Look
at history for a glimpse of the future: Digital trumps analog
every time, and the Internet continues to create ripples of change
throughout society. Put the two together, and you can see the
future of telephone communications.
“Telephony is going toward the Internet,” said Brevard Wireless co-founder
Eric Welborn. The 3-year-old company offers an alternative to cable and traditional
Bell service for VoIP phone and high-speed Internet service.
“The Internet is allowing companies like ours to grow and become little
Bellsouth’s, and there’s no way to stop it,” said Welborn,
who started Brevard Wireless with business partner Scott Carullo, a Merritt Island
native who graduated from the University of Central Florida with a degree in
information technology.
Carullo, 37, lives in Rockledge with his wife, Shanna. Welborn, 34, is originally
from Lafayette, Ind., but spent much time in Brevard County visiting relatives.
He moved to Brevard in 1992 and lives on Merritt Island with his wife, Alison.
Both had owned local technology firms before; Welborn in telephone systems and
wireless campus coverage and Carullo in Internet service, commercial software
development, and networking. The two knew each other, partly through their mutual
hobby of fishing.
When they decided to join forces and create a larger firm, they found many of
the resources they needed were readily available.
Brevard Wireless built its network, letting the company be competitive on rates
and control the quality of its service, Carullo said. Other companies who resell
phone service have to pay fees to use another system; Brevard Wireless avoids
those costs.
VoIP converts the analog voice signal from your phone into a digital signal that
travels over the Internet. If the person your calling has a regular phone, the
signal is converted back at the other end. You can make a VoIP call directly
from a computer, a special VoIP phone, or a standard phone using an adapter.
Brevard Wireless assigns its customers regular phone numbers so that people can
call them from regular phones without using special equipment.
When the company started, VoIP was used mostly by companies connecting remote
sites to their headquarters. Today, companies like Vonage have spread the idea
of using VoIP for their regular phone service.
Welborn doesn’t see other smaller companies offering VoIP service as a
threat. “I put us in the same boat rather than as competition,” he
said. He’s thankful for Vonage, which has the deep pockets to take on the
big phone companies.
“They’ve been taking advantage of businesses and you and me for a
long, long time,” Welborn said of traditional phone companies.
Business clients account for 80 percent of Brevard Wireless customers. The company
also has developed a niche market in beachside condominiums, which can share
one connection for Internet and phone service without disrupting existing building
wiring. “We save money during the installs, so we pass those savings along
to our customers regularly,” Carullo said. The same cost-saving principle
would apply to a commercial building with multiple tenants.
Brevard Wireless has about a dozen tower sites throughout the county, for a high-speed
fixed-wireless broadband network that covers Sebastian to Mims, plus west to
the St. Johns River wetlands, and east about 15 miles offshore.

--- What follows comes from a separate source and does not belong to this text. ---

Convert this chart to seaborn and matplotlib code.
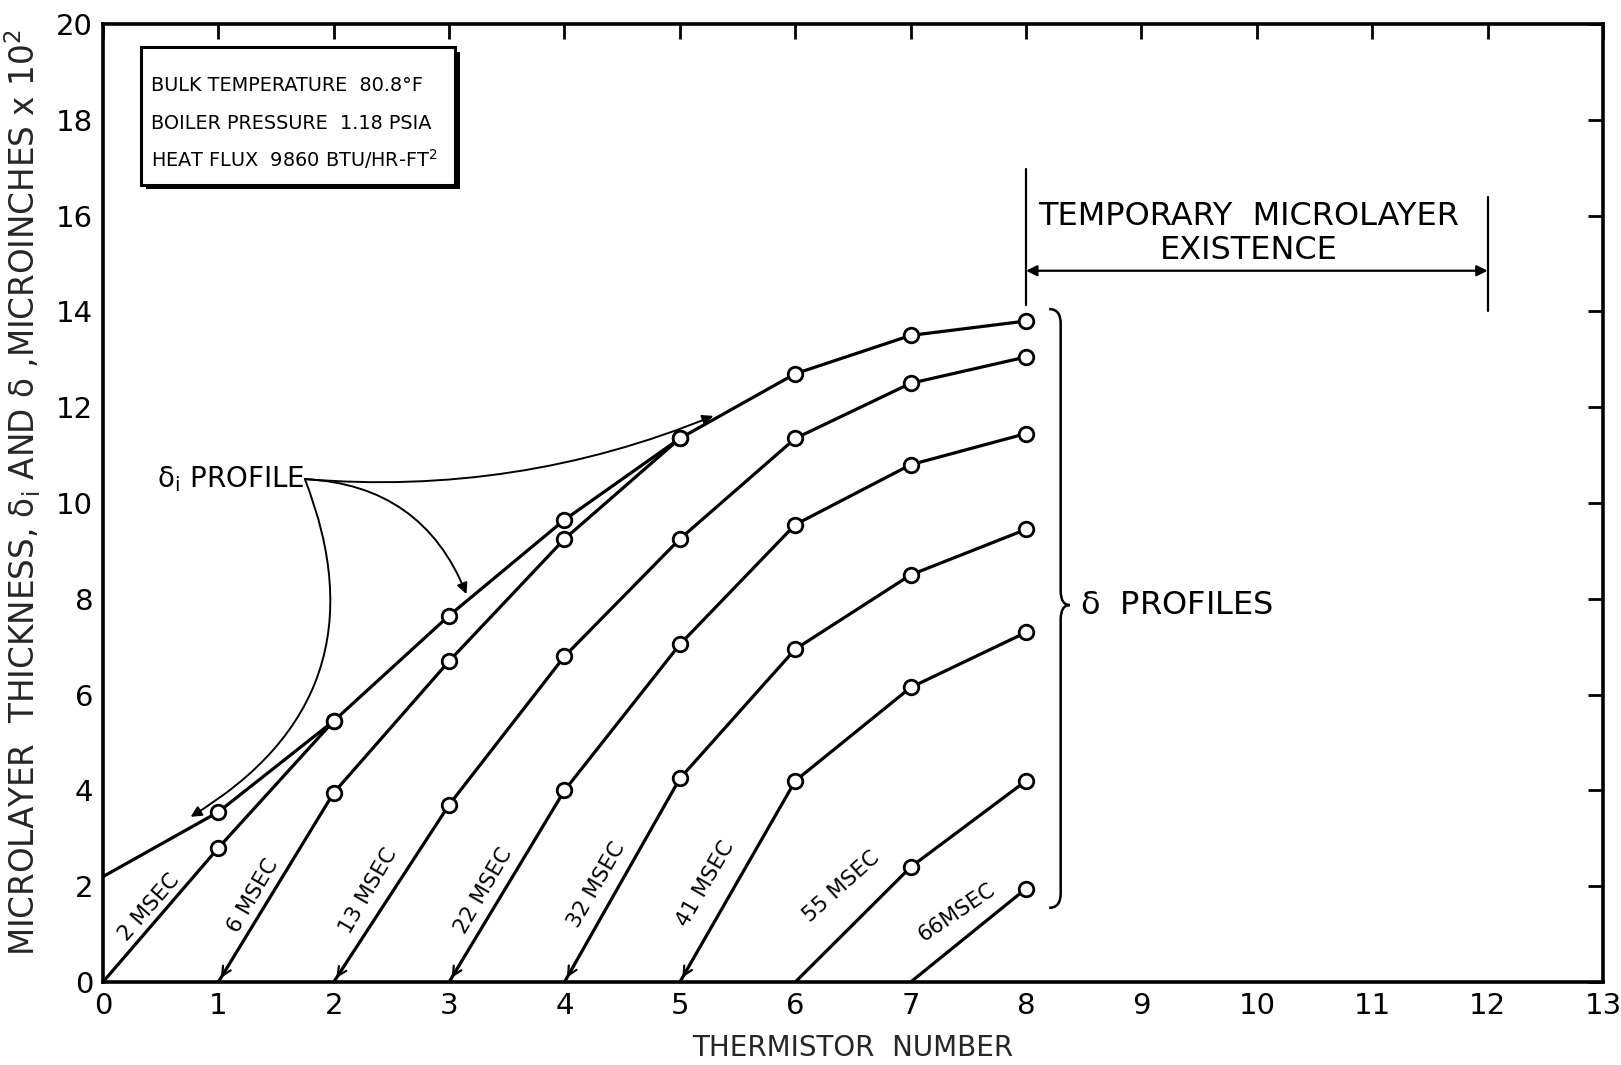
import numpy as np
import pandas as pd
import matplotlib
matplotlib.use("Agg")
import matplotlib.pyplot as plt
import seaborn as sns
from matplotlib.path import Path
from matplotlib.patches import PathPatch, Rectangle
import matplotlib.patheffects as pe

# ---------------- data ----------------
di_x = [0, 1, 2, 3, 4, 5, 6, 7, 8]
di_y = [2.2, 3.55, 5.45, 7.65, 9.65, 11.35, 12.7, 13.5, 13.8]

p2_x = [0, 1, 2]
p2_y = [0.0, 2.8, 5.45]
p6_x = [1, 2, 3, 4, 5]
p6_y = [0.0, 3.95, 6.7, 9.25, 11.35]
p13_x = [2, 3, 4, 5, 6, 7, 8]
p13_y = [0.0, 3.7, 6.8, 9.25, 11.35, 12.5, 13.05]
p22_x = [3, 4, 5, 6, 7, 8]
p22_y = [0.0, 4.0, 7.05, 9.55, 10.8, 11.45]
p32_x = [4, 5, 6, 7, 8]
p32_y = [0.0, 4.25, 6.95, 8.5, 9.45]
p41_x = [5, 6, 7, 8]
p41_y = [0.0, 4.2, 6.15, 7.3]
p55_x = [6, 7, 8]
p55_y = [0.0, 2.4, 4.2]
p66_x = [7, 8]
p66_y = [0.0, 1.95]

profile_names = ["2 MSEC", "6 MSEC", "13 MSEC", "22 MSEC", "32 MSEC",
                 "41 MSEC", "55 MSEC", "66MSEC"]
profiles_x = [p2_x, p6_x, p13_x, p22_x, p32_x, p41_x, p55_x, p66_x]
profiles_y = [p2_y, p6_y, p13_y, p22_y, p32_y, p41_y, p55_y, p66_y]

x_ticks = list(range(0, 14))
y_ticks = list(range(0, 21, 2))

box_lines = ["BULK TEMPERATURE  80.8°F",
             "BOILER PRESSURE  1.18 PSIA",
             r"HEAT FLUX  9860 BTU/HR-FT$^{2}$"]

sns.set_theme(style="white")
plt.rcParams["font.family"] = ["DejaVu Sans"]
plt.rcParams["mathtext.fontset"] = "dejavusans"
plt.rcParams["text.color"] = "black"

DELTA_I = r"$\mathrm{\delta_{i}}$"
DELTA = r"$\mathrm{\delta}$"

# ---------------- long table ----------------
rows = []
for i, (xs, ys) in enumerate(zip([di_x] + profiles_x, [di_y] + profiles_y)):
    name = "delta_i" if i == 0 else profile_names[i - 1]
    for j, (xv, yv) in enumerate(zip(xs, ys)):
        marked = (yv > 0) and not (i == 0 and j == 0)
        rows.append({"profile": name, "x": xv, "y": yv, "marked": marked})
df = pd.DataFrame(rows)

fig = plt.figure(figsize=(16.21, 10.65), dpi=100)
ax = fig.add_axes([0.0635, 0.0779, 0.9254, 0.8995])
ax.set_facecolor("white")
fig.patch.set_facecolor("white")

sns.lineplot(data=df, x="x", y="y", units="profile", estimator=None,
             sort=False, color="black", lw=2.3, legend=False, ax=ax)
sns.scatterplot(data=df[df["marked"]], x="x", y="y", s=110, marker="o",
                facecolor="white", edgecolor="black", linewidth=2.0,
                zorder=5, legend=False, ax=ax)

ax.set_xlim(0, 13)
ax.set_ylim(0, 20)
ax.set_xticks(x_ticks)
ax.set_yticks(y_ticks)
ax.tick_params(direction="in", length=11, width=2, top=True, right=True,
               labelsize=21, pad=7, colors="black")
for s in ax.spines.values():
    s.set_linewidth(2.6)
    s.set_color("black")
ax.set_xlabel("THERMISTOR  NUMBER", fontsize=20)
ax.set_ylabel("MICROLAYER  THICKNESS, " + DELTA_I + " AND " + DELTA +
              " ,MICROINCHES x 10$^{2}$", fontsize=23.5)
ax.xaxis.label.set_va("center")
ax.yaxis.label.set_va("center")
ax.xaxis.set_label_coords(0.5, -0.069)
ax.yaxis.set_label_coords(-0.0535, 0.511)

# small open arrowheads at curve starts
for xs, ys in zip(profiles_x[1:6], profiles_y[1:6]):
    x0, y0, x1, y1 = xs[0], ys[0], xs[1], ys[1]
    ax.annotate("", xy=(x0 + 0.01 * (x1 - x0), y0 + 0.01 * (y1 - y0)),
                xytext=(x0 + 0.12 * (x1 - x0), y0 + 0.12 * (y1 - y0)),
                arrowprops=dict(arrowstyle="->", lw=1.6, color="black",
                                mutation_scale=16))

# curve labels
label_pos = [(0.40, 1.55, 49), (1.30, 1.80, 60), (2.30, 1.90, 60),
             (3.30, 1.90, 60), (4.28, 2.02, 60), (5.22, 2.05, 60),
             (6.40, 2.00, 42), (7.40, 1.45, 34)]
for name, (lx, ly, rot) in zip(profile_names, label_pos):
    ax.text(lx, ly, name, fontsize=15.5, rotation=rot, ha="center", va="center",
            rotation_mode="anchor")

# info box with shadow
box = Rectangle((0.33, 16.65), 2.72, 2.87, facecolor="white", edgecolor="black",
                lw=2.2, zorder=6)
box.set_path_effects([pe.SimplePatchShadow(offset=(3.5, -3.5),
                                           shadow_rgbFace="black", alpha=1.0),
                      pe.Normal()])
ax.add_patch(box)
for line, yb in zip(box_lines, [18.6, 17.8, 17.02]):
    ax.text(0.42, yb, line, fontsize=13.9, ha="left", va="baseline", zorder=7)

# delta_i profile label and arrows
ax.text(0.47, 10.5, DELTA_I + " PROFILE", fontsize=20, ha="left", va="center")
src = (1.75, 10.5)
for tgt, rad in [((0.76, 3.45), -0.42), ((3.15, 8.1), -0.32), ((5.29, 11.82), 0.12)]:
    ax.annotate("", xy=tgt, xytext=src,
                arrowprops=dict(arrowstyle="-|>", lw=1.4, color="black",
                                mutation_scale=16,
                                connectionstyle=f"arc3,rad={rad}",
                                shrinkA=0, shrinkB=0))

# temporary microlayer existence
ax.plot([8, 8], [14.13, 16.98], color="black", lw=1.6)
ax.plot([12, 12], [14.0, 16.4], color="black", lw=1.6)
ax.annotate("", xy=(8.0, 14.85), xytext=(12.0, 14.85),
            arrowprops=dict(arrowstyle="<|-|>", lw=1.6, color="black",
                            mutation_scale=16, shrinkA=0, shrinkB=0))
ax.text(9.93, 15.62, "TEMPORARY  MICROLAYER\nEXISTENCE", fontsize=23,
        ha="center", va="center", linespacing=1.12)

# curly brace for delta profiles
bx, btop, bbot, bmid = 8.30, 14.05, 1.55, 7.87
hook, tip = 0.1, 0.08
verts = [(bx - hook, btop), (bx, btop), (bx, btop - 0.3),
         (bx, bmid + 0.3),
         (bx, bmid), (bx + tip, bmid),
         (bx, bmid), (bx, bmid - 0.3),
         (bx, bbot + 0.3),
         (bx, bbot), (bx - hook, bbot)]
codes = [Path.MOVETO, Path.CURVE3, Path.CURVE3,
         Path.LINETO,
         Path.CURVE3, Path.CURVE3,
         Path.CURVE3, Path.CURVE3,
         Path.LINETO,
         Path.CURVE3, Path.CURVE3]
ax.add_patch(PathPatch(Path(verts, codes), facecolor="none", edgecolor="black",
                       lw=1.8))
ax.text(8.47, 7.87, DELTA + "  PROFILES", fontsize=23, ha="left", va="center")

fig.savefig("out.png", dpi=100, facecolor="white")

To potential customers concerned about reliability, Carullo touts the network
as being less prone to power outages, wind damage, and flooding. “We go
from point A to point B in the air with microwave frequencies that are immune
to weather, debris, damage, wind, water, and construction damaging cables in
the ground,” Carullo said. In contrast, non-wireless services in the county
travel on poles or in the ground, leaving them vulnerable.
“Commercial communication towers are built to remain in operation even
in the worst disasters,” Carullo said.
Customers can save up to 40 percent, the company said, largely because VoIP networks
handle call flow differently. When a customer makes an outbound call, for example,
the inbound lines stay open, letting a business operate with fewer lines.
The company targets organizations with one to 50 people, generally too small
to have their own information technology staff. Brevard Wireless offers what
Welborn calls an office in a box solution, offering Internet services, telephone
service, network maintenance, and PC repair.
Brevard Wireless also provides offsite backups for disaster recovery. The company
also has hotspot areas where users can connect automatically and pay for service.
It also designs, installs, and maintains custom wireless network links for customers
who want to own their local infrastructure.
Coming up: Brevard Wireless is designing access areas for mobile customers to
have high-speed coverage in certain spots. It’s also developing IP camera
security systems.
In addition to its two owners, Brevard Wireless employs three people.